In design and the visual arts, there have been a number of notable blockchain-powered applications designed and developed by companies like Chromia, Verisart, Monegraph, Artomatix, and Maecenas. Stockholm-based Chromia has designed and developed a “relational blockchain application” which can build more direct relationships between creators and consumers. In an interview with Chromia’s technical director, August Botsford, he described how Chromia can “benefit creative professionals by providing access to digital services (social networks, file storage, advertising, content hosting, creative tools) which are operated in a democratic way. In theory, these DApps remove the profit incentive of centralized operators, and can be expected to more directly serve the needs of their users.” DApp stands for a decentralized application running on a distributed computing system. As observed by Botford, “big tech wields increasing amounts of power with very little accountability”, but a DApp can “democratize digital services, giving individuals true ownership of their online lives.”
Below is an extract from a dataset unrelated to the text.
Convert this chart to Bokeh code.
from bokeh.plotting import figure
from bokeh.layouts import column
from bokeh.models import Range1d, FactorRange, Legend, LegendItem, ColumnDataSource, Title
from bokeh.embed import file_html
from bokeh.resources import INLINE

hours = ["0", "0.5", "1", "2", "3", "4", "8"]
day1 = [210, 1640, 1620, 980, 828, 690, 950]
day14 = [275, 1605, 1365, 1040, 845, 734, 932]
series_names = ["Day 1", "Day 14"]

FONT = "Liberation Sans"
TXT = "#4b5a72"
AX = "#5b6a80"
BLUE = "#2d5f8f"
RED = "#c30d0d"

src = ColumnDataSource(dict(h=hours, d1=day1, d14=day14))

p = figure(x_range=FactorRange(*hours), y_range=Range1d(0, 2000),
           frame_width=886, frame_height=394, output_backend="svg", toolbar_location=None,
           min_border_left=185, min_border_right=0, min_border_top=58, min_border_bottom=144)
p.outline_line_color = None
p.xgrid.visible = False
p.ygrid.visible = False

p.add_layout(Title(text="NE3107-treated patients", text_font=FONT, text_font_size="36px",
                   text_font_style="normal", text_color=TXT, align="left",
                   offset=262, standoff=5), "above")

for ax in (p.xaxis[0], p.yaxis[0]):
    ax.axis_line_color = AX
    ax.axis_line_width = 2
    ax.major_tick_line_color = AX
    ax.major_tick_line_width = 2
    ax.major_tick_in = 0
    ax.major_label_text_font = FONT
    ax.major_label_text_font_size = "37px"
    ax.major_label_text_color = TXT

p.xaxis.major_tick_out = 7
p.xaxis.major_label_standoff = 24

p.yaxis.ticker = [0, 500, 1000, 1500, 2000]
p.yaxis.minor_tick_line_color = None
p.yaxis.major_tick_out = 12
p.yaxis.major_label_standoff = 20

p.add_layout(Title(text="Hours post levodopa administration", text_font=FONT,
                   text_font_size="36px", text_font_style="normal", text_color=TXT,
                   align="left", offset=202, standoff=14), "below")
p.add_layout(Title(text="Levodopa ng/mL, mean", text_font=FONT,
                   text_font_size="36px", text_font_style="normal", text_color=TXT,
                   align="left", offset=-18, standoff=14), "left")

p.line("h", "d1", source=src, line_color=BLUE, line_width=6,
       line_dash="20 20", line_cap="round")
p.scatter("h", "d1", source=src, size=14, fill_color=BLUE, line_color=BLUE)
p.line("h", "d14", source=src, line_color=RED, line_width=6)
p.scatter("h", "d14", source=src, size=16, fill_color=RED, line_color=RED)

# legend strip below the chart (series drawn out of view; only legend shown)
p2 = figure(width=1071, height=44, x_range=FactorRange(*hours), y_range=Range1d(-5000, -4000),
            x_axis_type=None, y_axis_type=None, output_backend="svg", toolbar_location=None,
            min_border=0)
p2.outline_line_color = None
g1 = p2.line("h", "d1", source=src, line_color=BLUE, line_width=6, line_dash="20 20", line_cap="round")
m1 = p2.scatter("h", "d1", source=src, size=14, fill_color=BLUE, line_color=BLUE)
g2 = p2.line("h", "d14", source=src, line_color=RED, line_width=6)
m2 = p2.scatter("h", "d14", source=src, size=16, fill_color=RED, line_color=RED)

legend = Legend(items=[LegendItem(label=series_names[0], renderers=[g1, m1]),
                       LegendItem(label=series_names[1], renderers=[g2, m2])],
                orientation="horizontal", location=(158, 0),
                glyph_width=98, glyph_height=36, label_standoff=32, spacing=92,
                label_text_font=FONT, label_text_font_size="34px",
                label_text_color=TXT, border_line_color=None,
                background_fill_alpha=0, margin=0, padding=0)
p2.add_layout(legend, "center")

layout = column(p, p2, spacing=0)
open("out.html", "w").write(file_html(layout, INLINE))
Consider also the California-based company Verisart, whose mission is to “create secure digital certificates for art and collectibles.” Verisart provides blockchain certification to the arts and collectibles market, helping artists, merchants, online auction houses and galleria move to a more secure and useful digital certification standard replacing paper with digital identities for objects of value. Verisart is led by founder & CEO Robert Norton, who launched AOL UK’s first shopping channel, launched the natural health website clickmango.com, and restructured and relaunched Saatchi Online before co-founding Verisart. In my interview with Norton, he expressed that the “benefit of decentralization is that all parties are now working according to the same set of cryptographic standards and this means there is indisputable consensus over when something was recorded or transacted.” Pointing to a specific use case, Norton recounted his work with a number of leading artists who use the Verisart platform to create certificates of authenticity for their creative output– “for example, the artist Shepard Fairey decided to use Verisart to certify his fine artworks and now when you buy one of his works you get a digital certificate of authenticity which connects you to the artist and which can be freely transferred at the time of sale.” Fairey has himself been sued for copyright infringement in a case around his HOPE poster by the Associated Press, in a case that was settled in 2011. 
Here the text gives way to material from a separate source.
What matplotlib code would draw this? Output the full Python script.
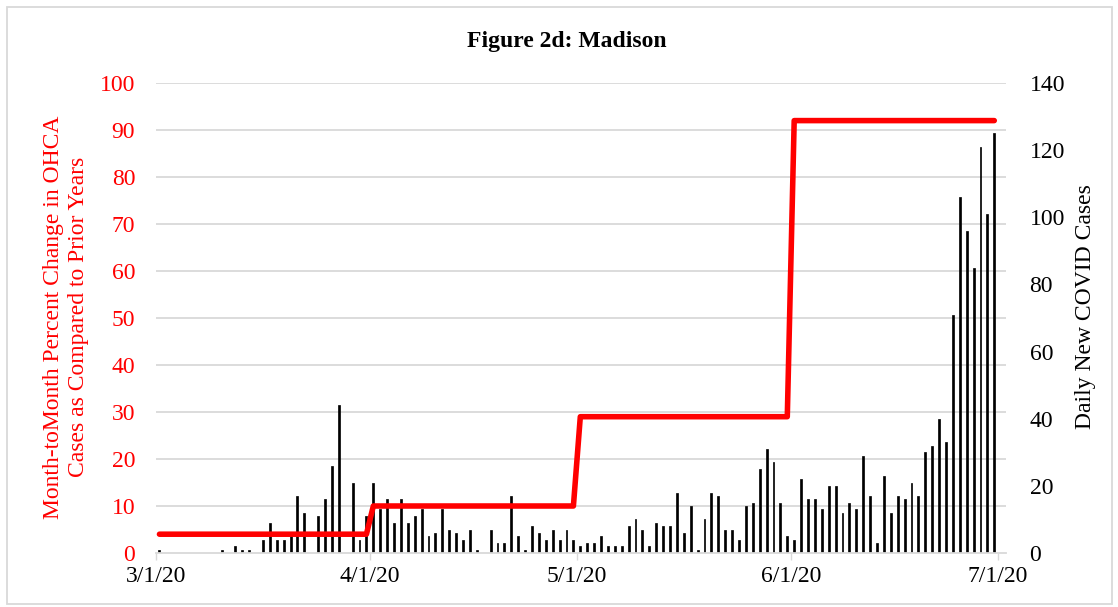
"""
Figure 2d: Madison - monthly OHCA percent change (red line, left axis)
against daily new COVID cases (black bars, right axis).
"""

import numpy as np
import pandas as pd
import matplotlib
matplotlib.use("Agg")
import matplotlib.pyplot as plt
import matplotlib.dates as mdates
from matplotlib.patches import Rectangle

plt.rcParams["font.family"] = ["Liberation Serif", "DejaVu Serif"]

# daily new COVID cases, 3/1/20 .. 6/30/20
cases_mar = [1, 0, 0, 0, 0, 0, 0, 0, 0, 1, 0, 2, 1, 1, 0, 4, 9, 4, 4, 5,
             17, 12, 0, 11, 16, 26, 44, 0, 21, 4, 11]
cases_apr = [21, 13, 16, 9, 16, 9, 11, 13, 5, 6, 13, 7, 6, 4, 7, 1, -1, 7, 3, 3,
             17, 5, 1, 8, 6, 4, 7, 4, 7, 4]
cases_may = [2, 3, 3, 5, 2, 2, 2, 8, 10, 7, 2, 9, 8, 8, 18, 6, 14, 1, 10, 18,
             17, 7, 7, 4, 14, 15, 25, 31, 27, 15, 5]
cases_jun = [4, 22, 16, 16, 13, 20, 20, 12, 15, 13, 29, 17, 3, 23, 12, 17, 16, 21, 17, 30,
             32, 40, 33, 71, 106, 96, 85, 121, 101, 125]

# month-to-month percent change in OHCA (one value per month)
ohca_pct = [4, 10, 29, 92]

x_ticks = ["2020-03-01", "2020-04-01", "2020-05-01", "2020-06-01", "2020-07-01"]
x_labels = ["3/1/20", "4/1/20", "5/1/20", "6/1/20", "7/1/20"]
left_ticks = [0, 10, 20, 30, 40, 50, 60, 70, 80, 90, 100]
right_ticks = [0, 20, 40, 60, 80, 100, 120, 140]

cases = cases_mar + cases_apr + cases_may + cases_jun
dates = pd.date_range("2020-03-01", periods=len(cases), freq="D")
month_len = [len(cases_mar), len(cases_apr), len(cases_may), len(cases_jun)]
ohca_daily = np.repeat(ohca_pct, month_len)

x = mdates.date2num(dates) + 0.5
tick_x = mdates.date2num(pd.to_datetime(x_ticks))

W, H = 1118, 607
FS = 17
fig = plt.figure(figsize=(W / 100, H / 100), dpi=100)
ax = fig.add_axes([156 / W, 1 - 553 / H, 850 / W, 470 / H])
ax2 = ax.twinx()

GRID = "#d9d9d9"

# bars (right scale)
ax.bar(x, cases, width=0.28, color="black", edgecolor="black", lw=0.5, zorder=2)
ax.set_ylim(right_ticks[0], right_ticks[-1])
ax.set_yticks(right_ticks)
ax.yaxis.tick_right()
ax.tick_params(axis="y", length=0, pad=17, labelsize=FS, colors="black")

# gridlines follow the left (red) scale
scale = right_ticks[-1] / left_ticks[-1]
for v in left_ticks[1:]:
    ax.axhline(v * scale, color=GRID, lw=1.3, zorder=0)

ax.set_xlim(tick_x[0], tick_x[-1] + 1.2)
ax.set_xticks(tick_x)
ax.set_xticklabels(x_labels)
ax.tick_params(axis="x", length=5, width=1, color=GRID, pad=4, labelsize=FS)

for s in ["top", "left", "right"]:
    ax.spines[s].set_visible(False)
ax.spines["bottom"].set_color(GRID)
ax.spines["bottom"].set_linewidth(1.3)

# red line (left scale)
ax2.plot(x, ohca_daily, color="#ff0000", lw=4,
         solid_capstyle="round", solid_joinstyle="round", zorder=3)
ax2.set_ylim(left_ticks[0], left_ticks[-1])
ax2.set_yticks(left_ticks)
ax2.yaxis.tick_left()
ax2.tick_params(axis="y", length=0, pad=15, labelsize=FS, colors="#ff0000")
for s in ax2.spines.values():
    s.set_visible(False)

fig.text(66 / W, 1 - 317 / H,
         "Month-toMonth Percent Change in OHCA\nCases as Compared to Prior Years",
         rotation=90, ha="center", va="center", multialignment="center",
         fontsize=FS, color="#ff0000", linespacing=1.2)
fig.text(1085 / W, 1 - 307 / H, "Daily New COVID Cases",
         rotation=90, ha="center", va="center", fontsize=FS, color="black")
fig.text(567 / W, 1 - 41 / H, "Figure 2d: Madison",
         ha="center", va="center", fontsize=FS, fontweight="bold")

# light chart border
fig.patches.append(Rectangle((7 / W, 3 / H), 1105 / W, 597 / H,
                             transform=fig.transFigure, fill=False,
                             edgecolor=GRID, lw=1.3))

fig.savefig("out.png", dpi=100)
Singapore-based company Maecenas “is a marketplace that allows anyone to purchase fractional interests in great works of art, using the ease and efficiency of blockchain technology.” Founder and CEO Marcelo García Casil, explains that the “platform makes it easy to buy asset tokens, which represent a share of a masterpiece, giving everyone access to invest in the greatest artists of all time, such as Picasso, Monet, and Warhol. The artworks on the platform are carefully curated by experts for their cultural significance, quality, and hold of value.” Through the decentralized nature of the platform, Casil notes that “the blockchain means that there isn’t a single source that maintains all the data and records”, it’s more difficult to hack, and less vulnerable to fraud. Casil further stated in our interview: “In the art world, the private nature of transactions makes the market very opaque and difficult for non-art experts to determine what a fair value is to pay. A blockchain art market and online platform creates a clear price discovery mechanism … The use of smart contracts also ensures fair pricing and leverages the efficiencies of using modern technology to minimize fees at scale.” In an asset class typically only available to wealthy patrons, Casil also seeks to “democratize access to fine art ownership.”
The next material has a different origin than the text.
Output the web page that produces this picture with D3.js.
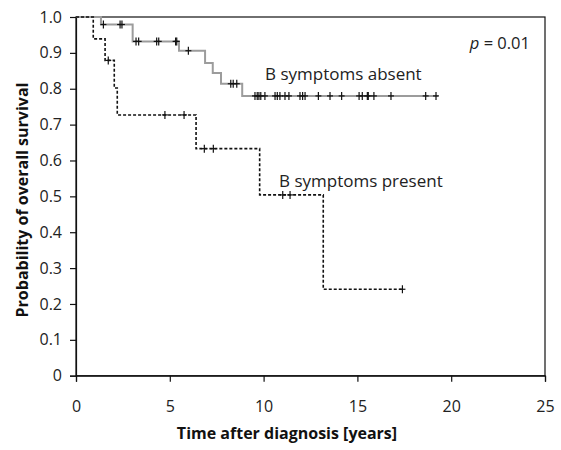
<!DOCTYPE html>
<html><head><meta charset="utf-8">
<script src="https://cdn.jsdelivr.net/npm/d3@7/dist/d3.min.js"></script>
<style>body{margin:0;background:#fff}svg{display:block;font-family:"Open Sans","Noto Sans",sans-serif}</style>
</head><body><svg id="c" width="561" height="450"></svg>
<script>
// Kaplan–Meier step points [time, survival]
const absentSteps = [[0,1.0],[1.33,0.979],[3.02,0.932],[5.49,0.906],[6.88,0.872],[7.29,0.844],[7.73,0.814],[8.86,0.780],[19.3,0.780]];
const absentCensors = [1.46,2.35,2.45,3.2,3.34,4.30,4.41,5.31,5.37,5.99,8.25,8.38,8.57,9.54,9.66,9.75,9.85,10.07,10.61,10.73,10.87,11.14,11.35,11.94,12.08,12.21,12.92,13.54,14.16,15.09,15.26,15.53,15.58,15.88,16.79,18.64,19.19];
const presentSteps = [[0,1.0],[0.92,0.939],[1.55,0.879],[2.04,0.802],[2.2,0.727],[6.40,0.633],[9.79,0.504],[13.18,0.241],[17.4,0.241]];
const presentCensors = [1.72,4.74,5.76,6.84,7.32,11.02,11.41,17.4];
const xTicks = [0,5,10,15,20,25];
const yTicks = [0,0.1,0.2,0.3,0.4,0.5,0.6,0.7,0.8,0.9,1.0];

const svg = d3.select("#c");
const L=76,R=545,T=17,B=375.7;
const x = d3.scaleLinear().domain([0,25]).range([L,R]);
const y = d3.scaleLinear().domain([0,1]).range([B,T]);

// frame
svg.append("rect").attr("x",L).attr("y",T).attr("width",R-L).attr("height",B-T)
  .attr("fill","none").attr("stroke","#111").attr("stroke-width",1.2);

const xAxis = svg.append("g").attr("transform",`translate(0,${B})`)
  .call(d3.axisBottom(x).tickValues(xTicks).tickSize(6).tickPadding(19).tickFormat(d3.format("d")));
const yAxis = svg.append("g").attr("transform",`translate(${L},0)`)
  .call(d3.axisLeft(y).tickValues(yTicks).tickSize(6).tickPadding(8).tickFormat(d=>d===0?"0":d3.format(".1f")(d)));
[xAxis,yAxis].forEach(a=>{
  a.select(".domain").attr("stroke","#111").attr("stroke-width",1.2);
  a.selectAll(".tick line").attr("stroke","#111").attr("stroke-width",1.2);
  a.selectAll(".tick text").attr("fill","#222").style("font-size","16px").style("font-family","'Open Sans','Noto Sans',sans-serif");
});

const line = d3.line().x(d=>x(d[0])).y(d=>y(d[1])).curve(d3.curveStepAfter);
svg.append("path").datum(absentSteps).attr("d",line).attr("fill","none")
  .attr("stroke","#9c9c9c").attr("stroke-width",2);
svg.append("path").datum(presentSteps).attr("d",line).attr("fill","none")
  .attr("stroke","#111").attr("stroke-width",1.6).attr("stroke-dasharray","3,2");

function survAt(steps,t){let v=steps[0][1];for(const s of steps){if(s[0]<=t)v=s[1];}return v;}
function censors(list,steps){
  const g=svg.append("g").attr("stroke","#111").attr("stroke-width",1.2);
  list.forEach(t=>{
    const cx=x(t),cy=y(survAt(steps,t));
    g.append("line").attr("x1",cx).attr("x2",cx).attr("y1",cy-4).attr("y2",cy+4);
    g.append("line").attr("x1",cx-3).attr("x2",cx+3).attr("y1",cy).attr("y2",cy);
  });
}
censors(absentCensors,absentSteps);
censors(presentCensors,presentSteps);

svg.append("text").attr("x",265).attr("y",80).attr("fill","#222").style("font-size","17px").text("B symptoms absent");
svg.append("text").attr("x",279).attr("y",187).attr("fill","#222").style("font-size","17px").text("B symptoms present");
const pt=svg.append("text").attr("x",530).attr("y",49).attr("text-anchor","end").attr("fill","#222").style("font-size","16.5px");
pt.append("tspan").style("font-style","italic").text("p");
pt.append("tspan").text(" = 0.01");

svg.append("text").attr("x",287).attr("y",439).attr("text-anchor","middle").attr("fill","#111")
  .style("font-size","16px").style("font-weight","bold").text("Time after diagnosis [years]");
svg.append("text").attr("transform",`translate(28,200) rotate(-90)`).attr("text-anchor","middle").attr("fill","#111")
  .style("font-size","16px").style("font-weight","bold").text("Probability of overall survival");
</script></body></html>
A decade in the making, cryptocurrencies and blockchain technologies have moved beyond prototypes into well developed, highly designed applications. In the midst of a global economic fallout, this may be the time for the accelerated use of these new technologies, where feeling of trust, democratization, and accessibility, and the role of design and art become even more of an imperative. Reflecting on this notion, Norton suggested, “Together these technologies may mark the start of a new digital renaissance for creators.”